INFORMATION PROVIDED ::

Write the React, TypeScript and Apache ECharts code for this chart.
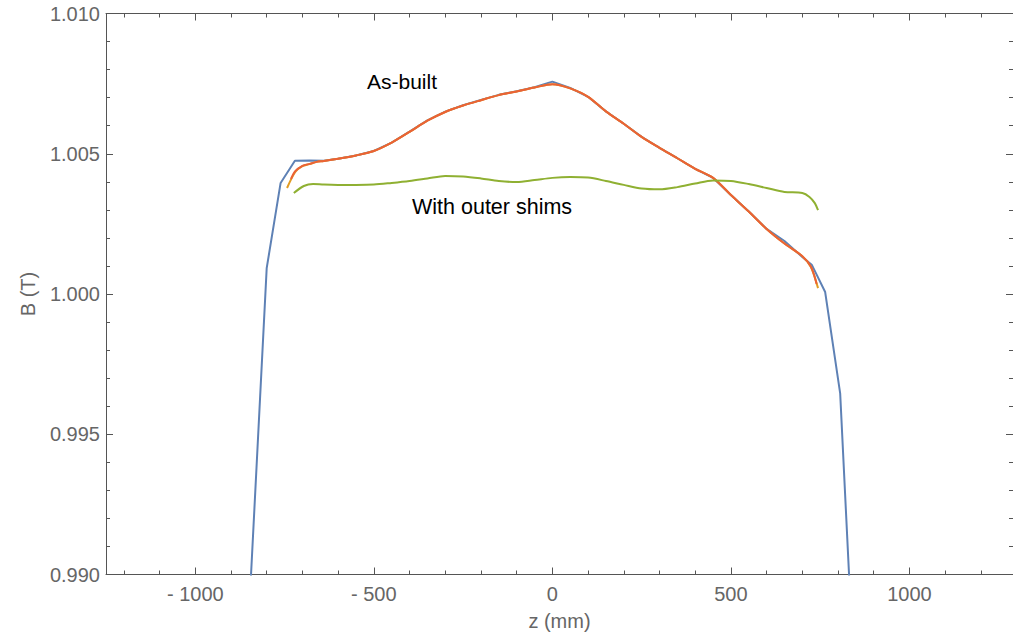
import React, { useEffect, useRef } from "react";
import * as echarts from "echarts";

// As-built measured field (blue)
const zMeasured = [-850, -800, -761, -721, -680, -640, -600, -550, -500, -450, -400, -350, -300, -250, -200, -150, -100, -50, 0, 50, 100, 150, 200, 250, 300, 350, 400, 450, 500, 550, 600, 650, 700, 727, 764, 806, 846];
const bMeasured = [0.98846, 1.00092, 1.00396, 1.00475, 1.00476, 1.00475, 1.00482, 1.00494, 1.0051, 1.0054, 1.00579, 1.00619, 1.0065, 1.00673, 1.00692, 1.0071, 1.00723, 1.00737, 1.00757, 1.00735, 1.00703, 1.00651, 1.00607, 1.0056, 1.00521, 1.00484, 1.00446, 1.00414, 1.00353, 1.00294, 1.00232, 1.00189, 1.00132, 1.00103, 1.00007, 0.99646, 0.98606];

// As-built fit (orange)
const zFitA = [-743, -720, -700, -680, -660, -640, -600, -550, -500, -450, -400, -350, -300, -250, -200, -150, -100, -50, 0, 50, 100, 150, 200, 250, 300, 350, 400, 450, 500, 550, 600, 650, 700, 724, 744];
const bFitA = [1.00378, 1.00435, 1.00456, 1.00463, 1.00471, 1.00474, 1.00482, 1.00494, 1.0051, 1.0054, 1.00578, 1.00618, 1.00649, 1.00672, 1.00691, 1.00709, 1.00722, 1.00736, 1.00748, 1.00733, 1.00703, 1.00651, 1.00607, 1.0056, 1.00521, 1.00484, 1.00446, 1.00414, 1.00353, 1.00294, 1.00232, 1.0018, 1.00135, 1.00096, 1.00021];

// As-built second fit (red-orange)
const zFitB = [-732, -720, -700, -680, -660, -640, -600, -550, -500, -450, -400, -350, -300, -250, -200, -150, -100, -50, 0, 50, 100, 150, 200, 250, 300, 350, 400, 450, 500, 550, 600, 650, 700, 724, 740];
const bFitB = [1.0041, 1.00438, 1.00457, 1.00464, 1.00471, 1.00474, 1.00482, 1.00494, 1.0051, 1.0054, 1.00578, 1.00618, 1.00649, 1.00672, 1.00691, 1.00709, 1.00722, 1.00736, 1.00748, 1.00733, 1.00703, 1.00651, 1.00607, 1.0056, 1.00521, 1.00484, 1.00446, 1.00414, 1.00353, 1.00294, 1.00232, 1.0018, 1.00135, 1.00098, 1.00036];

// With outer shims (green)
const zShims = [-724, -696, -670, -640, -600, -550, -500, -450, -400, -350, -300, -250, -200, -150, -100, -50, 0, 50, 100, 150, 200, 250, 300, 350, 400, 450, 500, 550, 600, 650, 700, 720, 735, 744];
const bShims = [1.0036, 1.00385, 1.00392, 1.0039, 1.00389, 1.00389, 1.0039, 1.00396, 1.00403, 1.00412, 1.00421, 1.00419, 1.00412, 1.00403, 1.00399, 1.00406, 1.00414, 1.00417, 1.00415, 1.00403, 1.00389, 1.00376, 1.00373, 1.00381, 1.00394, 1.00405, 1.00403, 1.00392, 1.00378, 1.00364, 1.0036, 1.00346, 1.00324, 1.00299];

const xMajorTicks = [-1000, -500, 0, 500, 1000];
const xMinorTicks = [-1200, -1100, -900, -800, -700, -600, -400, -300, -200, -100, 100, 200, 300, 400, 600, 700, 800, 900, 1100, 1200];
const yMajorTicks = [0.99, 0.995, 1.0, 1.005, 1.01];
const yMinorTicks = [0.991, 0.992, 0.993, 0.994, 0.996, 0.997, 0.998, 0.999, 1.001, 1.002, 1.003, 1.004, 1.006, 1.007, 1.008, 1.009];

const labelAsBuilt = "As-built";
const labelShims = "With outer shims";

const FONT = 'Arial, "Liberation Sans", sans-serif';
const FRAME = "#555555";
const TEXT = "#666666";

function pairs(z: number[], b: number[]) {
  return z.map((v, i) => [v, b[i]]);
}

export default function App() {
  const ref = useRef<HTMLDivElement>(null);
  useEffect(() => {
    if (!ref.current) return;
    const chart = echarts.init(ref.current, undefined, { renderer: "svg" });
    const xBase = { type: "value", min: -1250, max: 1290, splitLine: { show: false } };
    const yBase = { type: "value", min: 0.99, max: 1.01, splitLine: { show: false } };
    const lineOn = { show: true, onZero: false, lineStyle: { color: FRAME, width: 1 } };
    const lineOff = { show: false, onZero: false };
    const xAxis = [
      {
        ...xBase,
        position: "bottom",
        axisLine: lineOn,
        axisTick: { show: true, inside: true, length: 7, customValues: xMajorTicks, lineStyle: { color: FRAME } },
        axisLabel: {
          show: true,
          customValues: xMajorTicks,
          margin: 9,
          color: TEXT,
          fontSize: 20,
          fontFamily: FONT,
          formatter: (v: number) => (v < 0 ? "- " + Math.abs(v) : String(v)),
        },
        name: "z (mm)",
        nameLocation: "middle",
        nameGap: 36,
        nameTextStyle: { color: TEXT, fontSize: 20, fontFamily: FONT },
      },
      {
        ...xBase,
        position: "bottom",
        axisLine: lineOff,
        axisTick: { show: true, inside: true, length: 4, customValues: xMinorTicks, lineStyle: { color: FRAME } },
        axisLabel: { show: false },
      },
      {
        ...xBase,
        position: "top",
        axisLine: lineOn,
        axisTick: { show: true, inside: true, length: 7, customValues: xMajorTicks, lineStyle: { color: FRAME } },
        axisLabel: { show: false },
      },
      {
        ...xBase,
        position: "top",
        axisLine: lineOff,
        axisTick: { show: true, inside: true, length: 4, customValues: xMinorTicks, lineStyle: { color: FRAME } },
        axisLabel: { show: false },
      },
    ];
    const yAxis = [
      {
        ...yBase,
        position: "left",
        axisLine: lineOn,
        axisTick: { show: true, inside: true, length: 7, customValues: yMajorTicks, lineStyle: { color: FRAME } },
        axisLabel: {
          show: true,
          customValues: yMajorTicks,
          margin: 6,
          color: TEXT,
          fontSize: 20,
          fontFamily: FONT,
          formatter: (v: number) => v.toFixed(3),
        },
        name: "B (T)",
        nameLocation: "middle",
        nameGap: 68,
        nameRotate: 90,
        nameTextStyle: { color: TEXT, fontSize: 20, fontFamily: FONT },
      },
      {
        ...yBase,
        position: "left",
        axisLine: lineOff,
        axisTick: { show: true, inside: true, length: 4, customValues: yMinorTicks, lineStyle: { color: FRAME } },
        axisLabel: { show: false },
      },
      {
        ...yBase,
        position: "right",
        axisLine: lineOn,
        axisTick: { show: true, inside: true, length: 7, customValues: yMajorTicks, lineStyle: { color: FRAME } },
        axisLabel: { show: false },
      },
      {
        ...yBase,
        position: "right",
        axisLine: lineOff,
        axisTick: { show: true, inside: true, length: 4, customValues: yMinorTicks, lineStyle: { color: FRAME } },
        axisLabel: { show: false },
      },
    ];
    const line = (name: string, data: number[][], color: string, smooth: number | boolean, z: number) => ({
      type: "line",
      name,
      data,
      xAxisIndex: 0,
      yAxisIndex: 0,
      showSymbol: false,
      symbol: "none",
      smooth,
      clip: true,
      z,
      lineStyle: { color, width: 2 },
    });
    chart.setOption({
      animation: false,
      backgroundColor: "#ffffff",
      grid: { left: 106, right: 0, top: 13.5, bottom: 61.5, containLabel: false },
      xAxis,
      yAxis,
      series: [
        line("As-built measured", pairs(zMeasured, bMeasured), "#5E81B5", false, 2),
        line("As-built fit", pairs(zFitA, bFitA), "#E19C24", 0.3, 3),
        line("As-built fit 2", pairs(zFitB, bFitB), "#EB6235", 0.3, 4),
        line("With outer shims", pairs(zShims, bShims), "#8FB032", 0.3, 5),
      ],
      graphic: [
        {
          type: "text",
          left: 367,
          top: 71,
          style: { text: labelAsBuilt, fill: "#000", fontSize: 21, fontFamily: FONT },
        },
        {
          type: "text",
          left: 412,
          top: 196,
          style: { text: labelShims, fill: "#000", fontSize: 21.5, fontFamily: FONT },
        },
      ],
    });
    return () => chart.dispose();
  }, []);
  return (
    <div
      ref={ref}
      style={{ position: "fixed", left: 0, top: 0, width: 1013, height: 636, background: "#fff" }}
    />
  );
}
---
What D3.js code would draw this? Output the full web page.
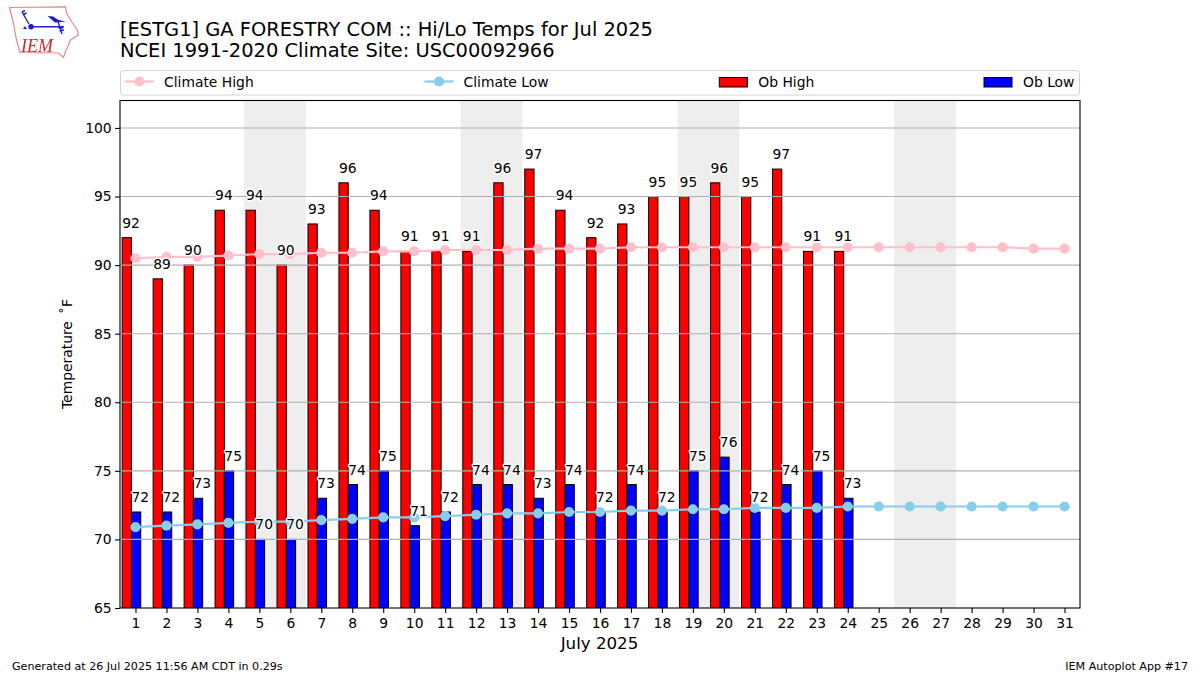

TASK STATEMENT :: In the listing above, find the line with "Write the React, TypeScript" and the line with "import * as". Copy exactly those two and every line between, without the pictures.

RESPONSE TO THE EXERCISE ::
Write the React, TypeScript and Apache ECharts code for this chart.
import React, { useEffect, useRef } from "react";
import * as echarts from "echarts";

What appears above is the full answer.